● Collected data

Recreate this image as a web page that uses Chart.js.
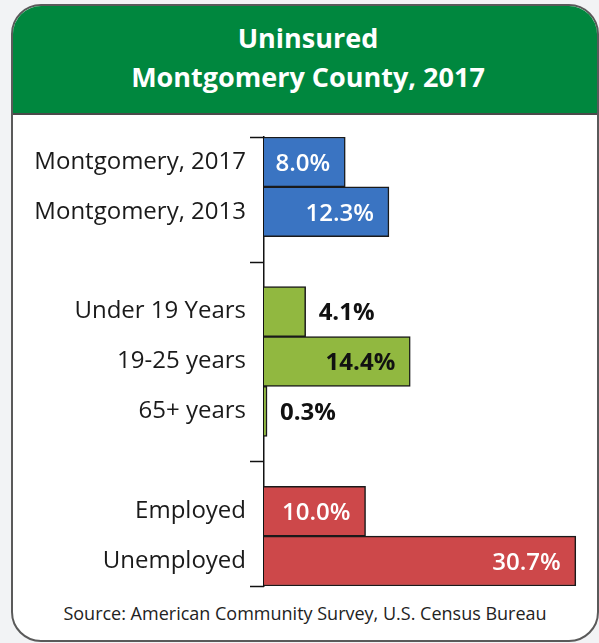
<!DOCTYPE html>
<html>
<head>
<meta charset="utf-8">
<script src="https://cdn.jsdelivr.net/npm/chart.js@4/dist/chart.umd.min.js"></script>
<style>
  body { margin: 0; background: #f2f3f5; font-family: "Open Sans", Lato, sans-serif; }
  #card {
    position: absolute; left: 11px; top: 4px; width: 584px; height: 634px;
    border: 2px solid #5a5a5a; border-radius: 30px; background: #fff; overflow: hidden;
  }
  #head {
    height: 109px; background: #00873e; border-bottom: 2px solid #4a4a4a;
    color: #fff; text-align: center; font-weight: bold; font-size: 27px; line-height: 39px;
    padding-top: 12px; padding-left: 6px; box-sizing: border-box;
  }
  #source {
    position: absolute; left: 0; right: 0; top: 595px; text-align: center;
    font-size: 18px; color: #222;
  }
  #wrap { position: absolute; left: 14px; top: 117px; width: 582px; height: 482px; }
</style>
</head>
<body>
<div id="card">
  <div id="head">Uninsured<br>Montgomery County, 2017</div>
  <div id="source">Source: American Community Survey, U.S. Census Bureau</div>
</div>
<div id="wrap"><canvas id="chart"></canvas></div>
<script>
"use strict"
const categories = ["Montgomery, 2017", "Montgomery, 2013", "", "Under 19 Years", "19-25 years", "65+ years", "", "Employed", "Unemployed"];
const values = [8.0, 12.3, null, 4.1, 14.4, 0.3, null, 10.0, 30.7];
const valueLabels = ["8.0%", "12.3%", "", "4.1%", "14.4%", "0.3%", "", "10.0%", "30.7%"];
const groupBreaks = [-0.5, 2, 6, 8.5];

const barColors = ["#3a74c2", "#3a74c2", "", "#91b840", "#91b840", "#91b840", "", "#cd484a", "#cd484a"];
const labelColors = ["#fff", "#fff", "", "#111", "#111", "#111", "", "#fff", "#fff"];
const labelInside = [true, true, false, false, true, false, false, true, true];

const barLabels = {
    id: "barLabels",
    afterDatasetsDraw(chart) {
        const ctx = chart.ctx;
        const meta = chart.getDatasetMeta(0);
        ctx.save();
        ctx.textBaseline = "middle";
        meta.data.forEach((bar, i) => {
            if (values[i] === null) return;
            const dark = labelColors[i] !== "#fff";
            ctx.font = (dark ? "bold " : "600 ") + "24px 'Open Sans', Lato, sans-serif";
            ctx.fillStyle = labelColors[i];
            if (labelInside[i]) {
                ctx.textAlign = "right";
                ctx.fillText(valueLabels[i], bar.x - 15, bar.y + 2);
            } else {
                ctx.textAlign = "left";
                ctx.fillText(valueLabels[i], bar.x + 13, bar.y + 2);
            }
        });
        ctx.restore();
    }
};

const groupTicks = {
    id: "groupTicks",
    afterDraw(chart) {
        const ctx = chart.ctx;
        const y = chart.scales.y;
        ctx.save();
        ctx.strokeStyle = "#111";
        ctx.lineWidth = 1.5;
        groupBreaks.forEach(v => {
            const py = Math.round(y.getPixelForValue(v)) + 0.5;
            ctx.beginPath();
            ctx.moveTo(y.right - 14, py);
            ctx.lineTo(y.right, py);
            ctx.stroke();
        });
        ctx.restore();
    }
};

new Chart(document.getElementById("chart"), {
    type: "bar",
    plugins: [barLabels, groupTicks],
    data: {
        labels: categories,
        datasets: [{
            data: values,
            backgroundColor: barColors,
            borderColor: "#1a1a1a",
            borderWidth: 1.5,
            categoryPercentage: 1,
            barPercentage: 1
        }]
    },
    options: {
        indexAxis: "y",
        responsive: true,
        maintainAspectRatio: false,
        animation: false,
        layout: { padding: { top: 20, bottom: 13, right: 7, left: 0 } },
        plugins: { legend: { display: false }, tooltip: { enabled: false } },
        scales: {
            x: { display: false, min: 0, max: 32 },
            y: {
                afterFit(scale) {
                    scale.width = 250;
                    scale.paddingTop = 0;
                    scale.paddingBottom = 0;
                },
                grid: { display: false },
                border: { display: true, color: "#111", width: 1.5 },
                ticks: {
                    color: "#1a1a1a",
                    padding: 10,
                    font: { family: "'Open Sans', Lato, sans-serif", size: 24 }
                }
            }
        }
    }
});
</script>
</body>
</html>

● Exercise goal
Exactly as written, return every line of the listing, but not the pictures.

● The solution
Recreate this image as a web page that uses Chart.js.
<!DOCTYPE html>
<html>
<head>
<meta charset="utf-8">
<script src="https://cdn.jsdelivr.net/npm/chart.js@4/dist/chart.umd.min.js"></script>
<style>
  body { margin: 0; background: #f2f3f5; font-family: "Open Sans", Lato, sans-serif; }
  #card {
    position: absolute; left: 11px; top: 4px; width: 584px; height: 634px;
    border: 2px solid #5a5a5a; border-radius: 30px; background: #fff; overflow: hidden;
  }
  #head {
    height: 109px; background: #00873e; border-bottom: 2px solid #4a4a4a;
    color: #fff; text-align: center; font-weight: bold; font-size: 27px; line-height: 39px;
    padding-top: 12px; padding-left: 6px; box-sizing: border-box;
  }
  #source {
    position: absolute; left: 0; right: 0; top: 595px; text-align: center;
    font-size: 18px; color: #222;
  }
  #wrap { position: absolute; left: 14px; top: 117px; width: 582px; height: 482px; }
</style>
</head>
<body>
<div id="card">
  <div id="head">Uninsured<br>Montgomery County, 2017</div>
  <div id="source">Source: American Community Survey, U.S. Census Bureau</div>
</div>
<div id="wrap"><canvas id="chart"></canvas></div>
<script>
"use strict"
const categories = ["Montgomery, 2017", "Montgomery, 2013", "", "Under 19 Years", "19-25 years", "65+ years", "", "Employed", "Unemployed"];
const values = [8.0, 12.3, null, 4.1, 14.4, 0.3, null, 10.0, 30.7];
const valueLabels = ["8.0%", "12.3%", "", "4.1%", "14.4%", "0.3%", "", "10.0%", "30.7%"];
const groupBreaks = [-0.5, 2, 6, 8.5];

const barColors = ["#3a74c2", "#3a74c2", "", "#91b840", "#91b840", "#91b840", "", "#cd484a", "#cd484a"];
const labelColors = ["#fff", "#fff", "", "#111", "#111", "#111", "", "#fff", "#fff"];
const labelInside = [true, true, false, false, true, false, false, true, true];

const barLabels = {
    id: "barLabels",
    afterDatasetsDraw(chart) {
        const ctx = chart.ctx;
        const meta = chart.getDatasetMeta(0);
        ctx.save();
        ctx.textBaseline = "middle";
        meta.data.forEach((bar, i) => {
            if (values[i] === null) return;
            const dark = labelColors[i] !== "#fff";
            ctx.font = (dark ? "bold " : "600 ") + "24px 'Open Sans', Lato, sans-serif";
            ctx.fillStyle = labelColors[i];
            if (labelInside[i]) {
                ctx.textAlign = "right";
                ctx.fillText(valueLabels[i], bar.x - 15, bar.y + 2);
            } else {
                ctx.textAlign = "left";
                ctx.fillText(valueLabels[i], bar.x + 13, bar.y + 2);
            }
        });
        ctx.restore();
    }
};

const groupTicks = {
    id: "groupTicks",
    afterDraw(chart) {
        const ctx = chart.ctx;
        const y = chart.scales.y;
        ctx.save();
        ctx.strokeStyle = "#111";
        ctx.lineWidth = 1.5;
        groupBreaks.forEach(v => {
            const py = Math.round(y.getPixelForValue(v)) + 0.5;
            ctx.beginPath();
            ctx.moveTo(y.right - 14, py);
            ctx.lineTo(y.right, py);
            ctx.stroke();
        });
        ctx.restore();
    }
};

new Chart(document.getElementById("chart"), {
    type: "bar",
    plugins: [barLabels, groupTicks],
    data: {
        labels: categories,
        datasets: [{
            data: values,
            backgroundColor: barColors,
            borderColor: "#1a1a1a",
            borderWidth: 1.5,
            categoryPercentage: 1,
            barPercentage: 1
        }]
    },
    options: {
        indexAxis: "y",
        responsive: true,
        maintainAspectRatio: false,
        animation: false,
        layout: { padding: { top: 20, bottom: 13, right: 7, left: 0 } },
        plugins: { legend: { display: false }, tooltip: { enabled: false } },
        scales: {
            x: { display: false, min: 0, max: 32 },
            y: {
                afterFit(scale) {
                    scale.width = 250;
                    scale.paddingTop = 0;
                    scale.paddingBottom = 0;
                },
                grid: { display: false },
                border: { display: true, color: "#111", width: 1.5 },
                ticks: {
                    color: "#1a1a1a",
                    padding: 10,
                    font: { family: "'Open Sans', Lato, sans-serif", size: 24 }
                }
            }
        }
    }
});
</script>
</body>
</html>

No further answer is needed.